*EXERCISE MATERIAL*
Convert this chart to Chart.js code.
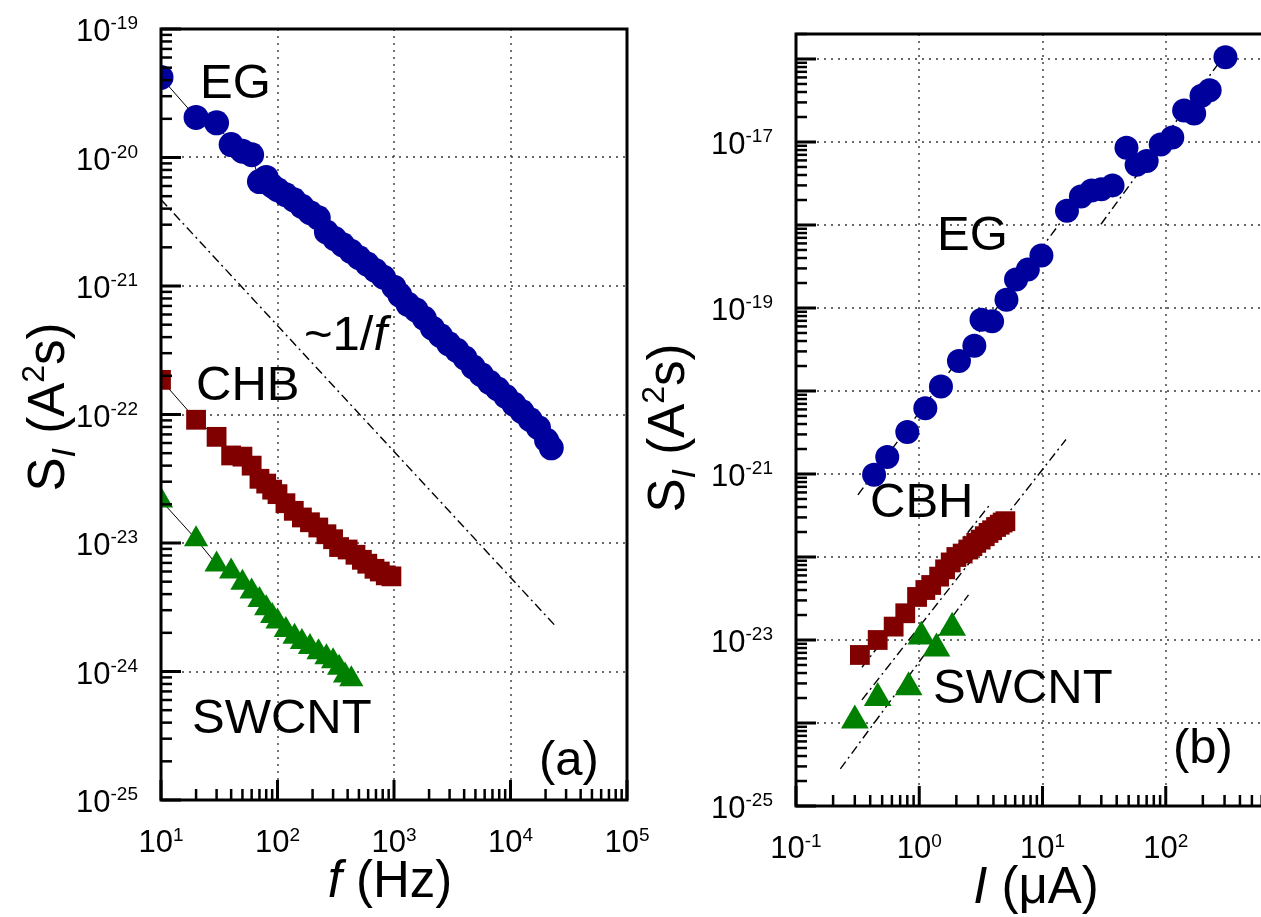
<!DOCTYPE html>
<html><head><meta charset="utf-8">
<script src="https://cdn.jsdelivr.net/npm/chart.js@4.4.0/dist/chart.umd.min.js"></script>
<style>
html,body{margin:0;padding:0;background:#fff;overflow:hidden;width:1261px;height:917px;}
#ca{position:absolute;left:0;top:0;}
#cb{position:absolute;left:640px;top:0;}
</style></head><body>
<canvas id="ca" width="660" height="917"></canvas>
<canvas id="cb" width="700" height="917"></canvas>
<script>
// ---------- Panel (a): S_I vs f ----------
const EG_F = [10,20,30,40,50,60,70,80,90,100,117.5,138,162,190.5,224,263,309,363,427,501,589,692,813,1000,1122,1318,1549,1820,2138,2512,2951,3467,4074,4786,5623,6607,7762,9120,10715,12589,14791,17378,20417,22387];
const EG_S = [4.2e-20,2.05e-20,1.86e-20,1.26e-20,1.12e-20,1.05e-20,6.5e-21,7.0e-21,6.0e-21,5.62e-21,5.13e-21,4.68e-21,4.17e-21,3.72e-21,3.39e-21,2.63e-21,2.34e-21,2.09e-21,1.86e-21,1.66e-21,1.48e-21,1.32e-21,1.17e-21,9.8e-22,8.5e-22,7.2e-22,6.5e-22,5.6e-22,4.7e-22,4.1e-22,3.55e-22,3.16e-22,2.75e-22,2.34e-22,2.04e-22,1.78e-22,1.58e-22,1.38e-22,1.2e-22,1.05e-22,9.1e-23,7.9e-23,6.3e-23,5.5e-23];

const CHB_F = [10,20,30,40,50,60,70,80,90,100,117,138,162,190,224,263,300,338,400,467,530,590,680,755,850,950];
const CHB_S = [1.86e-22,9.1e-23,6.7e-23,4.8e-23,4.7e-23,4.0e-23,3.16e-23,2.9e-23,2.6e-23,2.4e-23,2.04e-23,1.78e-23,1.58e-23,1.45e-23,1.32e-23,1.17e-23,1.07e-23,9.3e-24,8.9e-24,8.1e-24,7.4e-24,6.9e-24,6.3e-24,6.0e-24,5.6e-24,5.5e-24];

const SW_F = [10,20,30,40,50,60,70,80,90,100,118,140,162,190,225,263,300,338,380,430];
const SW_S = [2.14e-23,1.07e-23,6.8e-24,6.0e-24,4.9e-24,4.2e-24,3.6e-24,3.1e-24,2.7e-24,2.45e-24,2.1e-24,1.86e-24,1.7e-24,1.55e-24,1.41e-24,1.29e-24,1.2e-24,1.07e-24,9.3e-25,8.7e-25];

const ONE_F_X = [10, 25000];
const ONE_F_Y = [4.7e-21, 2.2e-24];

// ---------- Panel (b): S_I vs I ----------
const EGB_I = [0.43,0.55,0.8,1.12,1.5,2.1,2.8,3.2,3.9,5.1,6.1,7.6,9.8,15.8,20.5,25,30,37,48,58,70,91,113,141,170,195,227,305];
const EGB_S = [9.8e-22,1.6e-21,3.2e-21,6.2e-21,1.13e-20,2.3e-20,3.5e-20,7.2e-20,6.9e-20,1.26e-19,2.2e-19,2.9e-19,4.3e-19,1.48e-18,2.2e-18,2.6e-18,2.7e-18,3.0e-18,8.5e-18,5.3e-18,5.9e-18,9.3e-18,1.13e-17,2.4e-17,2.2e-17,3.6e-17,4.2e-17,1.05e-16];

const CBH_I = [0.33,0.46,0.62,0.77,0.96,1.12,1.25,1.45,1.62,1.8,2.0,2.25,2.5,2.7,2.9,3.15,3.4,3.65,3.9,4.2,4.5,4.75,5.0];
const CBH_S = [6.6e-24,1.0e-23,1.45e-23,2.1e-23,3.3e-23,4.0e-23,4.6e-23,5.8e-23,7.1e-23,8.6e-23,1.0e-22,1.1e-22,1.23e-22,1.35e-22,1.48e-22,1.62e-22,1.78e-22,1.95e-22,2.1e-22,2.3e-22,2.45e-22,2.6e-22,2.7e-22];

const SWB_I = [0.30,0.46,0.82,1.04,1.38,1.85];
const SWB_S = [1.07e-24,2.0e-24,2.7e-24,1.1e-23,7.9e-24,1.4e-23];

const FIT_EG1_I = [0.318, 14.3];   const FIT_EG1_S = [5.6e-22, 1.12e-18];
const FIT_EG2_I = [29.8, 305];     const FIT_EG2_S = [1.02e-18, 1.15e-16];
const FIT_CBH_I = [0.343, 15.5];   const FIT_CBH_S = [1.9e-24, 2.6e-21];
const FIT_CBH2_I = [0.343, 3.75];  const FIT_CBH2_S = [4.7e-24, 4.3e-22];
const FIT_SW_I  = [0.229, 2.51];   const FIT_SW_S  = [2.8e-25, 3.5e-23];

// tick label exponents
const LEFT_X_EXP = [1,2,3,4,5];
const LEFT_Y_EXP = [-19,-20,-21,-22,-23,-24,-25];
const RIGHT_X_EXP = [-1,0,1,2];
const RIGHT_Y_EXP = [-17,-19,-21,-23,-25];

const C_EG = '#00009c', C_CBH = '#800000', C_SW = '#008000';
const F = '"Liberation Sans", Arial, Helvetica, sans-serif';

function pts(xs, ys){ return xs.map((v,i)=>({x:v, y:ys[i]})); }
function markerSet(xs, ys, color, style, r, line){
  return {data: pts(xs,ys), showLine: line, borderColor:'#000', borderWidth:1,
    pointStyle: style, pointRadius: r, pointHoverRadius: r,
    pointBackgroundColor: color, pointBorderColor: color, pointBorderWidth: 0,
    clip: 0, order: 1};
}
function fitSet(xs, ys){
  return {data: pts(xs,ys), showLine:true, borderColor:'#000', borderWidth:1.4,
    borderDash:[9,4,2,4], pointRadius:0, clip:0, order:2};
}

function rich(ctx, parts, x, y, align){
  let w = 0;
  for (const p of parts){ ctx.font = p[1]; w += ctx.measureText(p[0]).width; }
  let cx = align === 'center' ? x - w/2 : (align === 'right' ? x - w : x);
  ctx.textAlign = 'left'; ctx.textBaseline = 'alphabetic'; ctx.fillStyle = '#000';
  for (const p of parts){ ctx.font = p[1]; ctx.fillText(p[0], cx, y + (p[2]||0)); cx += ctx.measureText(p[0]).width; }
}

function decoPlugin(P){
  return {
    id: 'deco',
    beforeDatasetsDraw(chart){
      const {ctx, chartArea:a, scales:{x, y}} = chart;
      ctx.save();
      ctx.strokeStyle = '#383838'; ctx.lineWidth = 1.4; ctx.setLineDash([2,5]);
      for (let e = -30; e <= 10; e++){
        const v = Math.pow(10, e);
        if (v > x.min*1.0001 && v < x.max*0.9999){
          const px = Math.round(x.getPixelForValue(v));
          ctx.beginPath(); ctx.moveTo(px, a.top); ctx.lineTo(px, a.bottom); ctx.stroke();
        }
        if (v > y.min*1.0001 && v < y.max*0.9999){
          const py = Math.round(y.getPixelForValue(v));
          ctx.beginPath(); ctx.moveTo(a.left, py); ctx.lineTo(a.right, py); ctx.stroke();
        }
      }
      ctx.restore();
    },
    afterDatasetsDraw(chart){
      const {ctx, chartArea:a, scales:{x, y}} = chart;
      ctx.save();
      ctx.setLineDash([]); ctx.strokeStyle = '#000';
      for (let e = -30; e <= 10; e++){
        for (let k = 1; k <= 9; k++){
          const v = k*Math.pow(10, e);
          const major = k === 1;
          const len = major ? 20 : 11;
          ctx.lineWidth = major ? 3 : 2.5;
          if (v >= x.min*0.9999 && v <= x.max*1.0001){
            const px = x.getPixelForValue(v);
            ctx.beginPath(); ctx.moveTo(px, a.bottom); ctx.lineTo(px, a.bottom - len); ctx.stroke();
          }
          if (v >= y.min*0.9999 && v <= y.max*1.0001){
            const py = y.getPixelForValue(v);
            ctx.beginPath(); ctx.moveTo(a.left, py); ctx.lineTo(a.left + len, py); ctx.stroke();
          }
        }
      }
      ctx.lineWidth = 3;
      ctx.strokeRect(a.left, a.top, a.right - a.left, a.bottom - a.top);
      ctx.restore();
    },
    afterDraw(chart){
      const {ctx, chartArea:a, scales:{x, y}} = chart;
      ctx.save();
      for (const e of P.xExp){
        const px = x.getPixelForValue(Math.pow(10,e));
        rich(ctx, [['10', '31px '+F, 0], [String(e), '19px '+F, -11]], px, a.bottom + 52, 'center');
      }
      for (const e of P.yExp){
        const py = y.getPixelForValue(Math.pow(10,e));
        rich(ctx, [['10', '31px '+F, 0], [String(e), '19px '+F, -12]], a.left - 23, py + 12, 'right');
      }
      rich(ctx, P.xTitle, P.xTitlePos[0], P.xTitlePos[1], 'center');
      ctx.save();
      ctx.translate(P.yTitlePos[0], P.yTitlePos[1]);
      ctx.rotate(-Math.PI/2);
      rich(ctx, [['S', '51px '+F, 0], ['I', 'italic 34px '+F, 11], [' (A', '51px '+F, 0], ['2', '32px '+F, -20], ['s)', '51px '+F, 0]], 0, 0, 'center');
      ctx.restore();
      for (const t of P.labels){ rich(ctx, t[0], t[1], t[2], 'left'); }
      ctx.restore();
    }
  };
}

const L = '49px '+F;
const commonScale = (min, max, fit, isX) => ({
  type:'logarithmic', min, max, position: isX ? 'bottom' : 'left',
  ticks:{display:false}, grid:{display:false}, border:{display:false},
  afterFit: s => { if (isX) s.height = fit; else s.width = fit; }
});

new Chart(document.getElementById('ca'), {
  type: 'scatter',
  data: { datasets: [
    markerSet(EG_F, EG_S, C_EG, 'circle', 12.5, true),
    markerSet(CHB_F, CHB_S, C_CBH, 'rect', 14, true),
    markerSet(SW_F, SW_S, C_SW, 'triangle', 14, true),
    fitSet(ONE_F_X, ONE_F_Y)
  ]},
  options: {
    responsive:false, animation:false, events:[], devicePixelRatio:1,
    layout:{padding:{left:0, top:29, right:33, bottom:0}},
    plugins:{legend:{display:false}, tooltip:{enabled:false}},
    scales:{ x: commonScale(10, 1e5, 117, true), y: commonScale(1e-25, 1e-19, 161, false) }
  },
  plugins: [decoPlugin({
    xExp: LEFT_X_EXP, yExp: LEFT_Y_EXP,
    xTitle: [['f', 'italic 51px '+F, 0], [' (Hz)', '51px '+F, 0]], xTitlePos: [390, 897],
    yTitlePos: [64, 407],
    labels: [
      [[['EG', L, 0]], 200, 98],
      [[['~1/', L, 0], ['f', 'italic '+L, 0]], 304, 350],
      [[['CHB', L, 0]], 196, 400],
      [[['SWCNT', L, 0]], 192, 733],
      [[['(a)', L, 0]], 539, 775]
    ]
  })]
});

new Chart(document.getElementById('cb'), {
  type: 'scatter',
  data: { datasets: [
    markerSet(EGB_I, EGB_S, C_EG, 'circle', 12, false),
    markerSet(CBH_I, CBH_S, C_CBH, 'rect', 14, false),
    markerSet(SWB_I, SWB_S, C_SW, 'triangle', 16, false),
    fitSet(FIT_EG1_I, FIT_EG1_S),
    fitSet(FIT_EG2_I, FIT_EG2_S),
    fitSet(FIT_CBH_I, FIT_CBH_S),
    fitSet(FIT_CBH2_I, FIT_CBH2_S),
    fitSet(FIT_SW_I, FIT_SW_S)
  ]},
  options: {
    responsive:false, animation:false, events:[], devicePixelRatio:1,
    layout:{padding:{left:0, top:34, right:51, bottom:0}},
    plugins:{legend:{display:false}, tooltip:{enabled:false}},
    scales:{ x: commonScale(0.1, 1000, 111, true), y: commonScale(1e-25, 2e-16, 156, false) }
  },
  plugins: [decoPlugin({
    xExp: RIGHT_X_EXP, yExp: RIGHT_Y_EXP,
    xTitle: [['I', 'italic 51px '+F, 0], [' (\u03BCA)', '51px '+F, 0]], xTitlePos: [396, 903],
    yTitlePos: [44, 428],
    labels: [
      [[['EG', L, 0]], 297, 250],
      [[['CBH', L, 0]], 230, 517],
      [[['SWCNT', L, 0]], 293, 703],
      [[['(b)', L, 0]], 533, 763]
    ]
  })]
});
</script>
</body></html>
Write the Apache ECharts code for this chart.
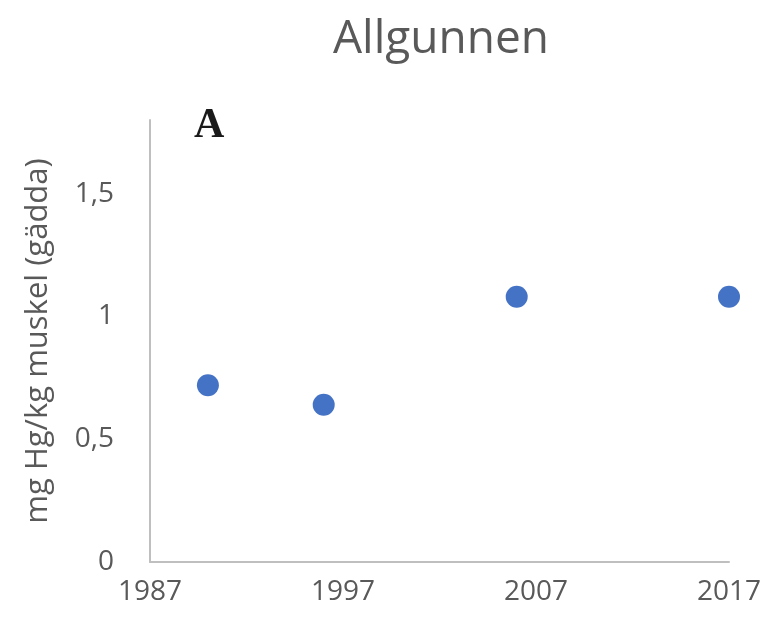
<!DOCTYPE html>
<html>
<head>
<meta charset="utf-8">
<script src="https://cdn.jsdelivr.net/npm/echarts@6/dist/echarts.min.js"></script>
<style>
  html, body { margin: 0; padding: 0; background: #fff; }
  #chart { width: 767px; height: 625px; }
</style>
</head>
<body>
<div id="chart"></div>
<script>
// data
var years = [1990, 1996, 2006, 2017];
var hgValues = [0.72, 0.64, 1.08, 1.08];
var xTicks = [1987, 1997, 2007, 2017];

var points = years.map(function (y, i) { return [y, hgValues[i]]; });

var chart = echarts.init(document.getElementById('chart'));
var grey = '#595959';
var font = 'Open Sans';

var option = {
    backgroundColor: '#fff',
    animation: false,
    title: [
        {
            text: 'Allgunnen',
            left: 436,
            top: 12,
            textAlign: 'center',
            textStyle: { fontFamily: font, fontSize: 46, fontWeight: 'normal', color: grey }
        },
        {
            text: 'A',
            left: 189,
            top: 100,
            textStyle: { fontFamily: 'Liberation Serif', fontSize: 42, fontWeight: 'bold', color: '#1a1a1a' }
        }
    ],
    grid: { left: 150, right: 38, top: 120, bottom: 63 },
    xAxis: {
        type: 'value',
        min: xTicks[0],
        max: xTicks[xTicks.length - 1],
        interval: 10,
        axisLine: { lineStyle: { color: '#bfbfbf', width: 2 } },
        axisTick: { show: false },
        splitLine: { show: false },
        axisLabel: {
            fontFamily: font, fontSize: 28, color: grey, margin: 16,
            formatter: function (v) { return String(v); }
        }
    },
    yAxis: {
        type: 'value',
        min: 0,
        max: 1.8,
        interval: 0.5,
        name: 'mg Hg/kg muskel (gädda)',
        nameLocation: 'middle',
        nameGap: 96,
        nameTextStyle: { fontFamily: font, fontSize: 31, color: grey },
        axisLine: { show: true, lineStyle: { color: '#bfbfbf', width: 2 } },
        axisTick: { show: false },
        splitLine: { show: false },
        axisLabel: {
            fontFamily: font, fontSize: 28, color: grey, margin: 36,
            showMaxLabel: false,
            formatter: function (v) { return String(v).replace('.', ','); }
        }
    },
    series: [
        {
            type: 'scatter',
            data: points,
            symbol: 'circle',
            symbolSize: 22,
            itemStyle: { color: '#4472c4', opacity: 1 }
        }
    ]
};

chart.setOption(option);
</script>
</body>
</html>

*WRITTEN PROBLEM*
Count the lines that include the word "this" and state the result as a bare number.

*SOLUTION*
2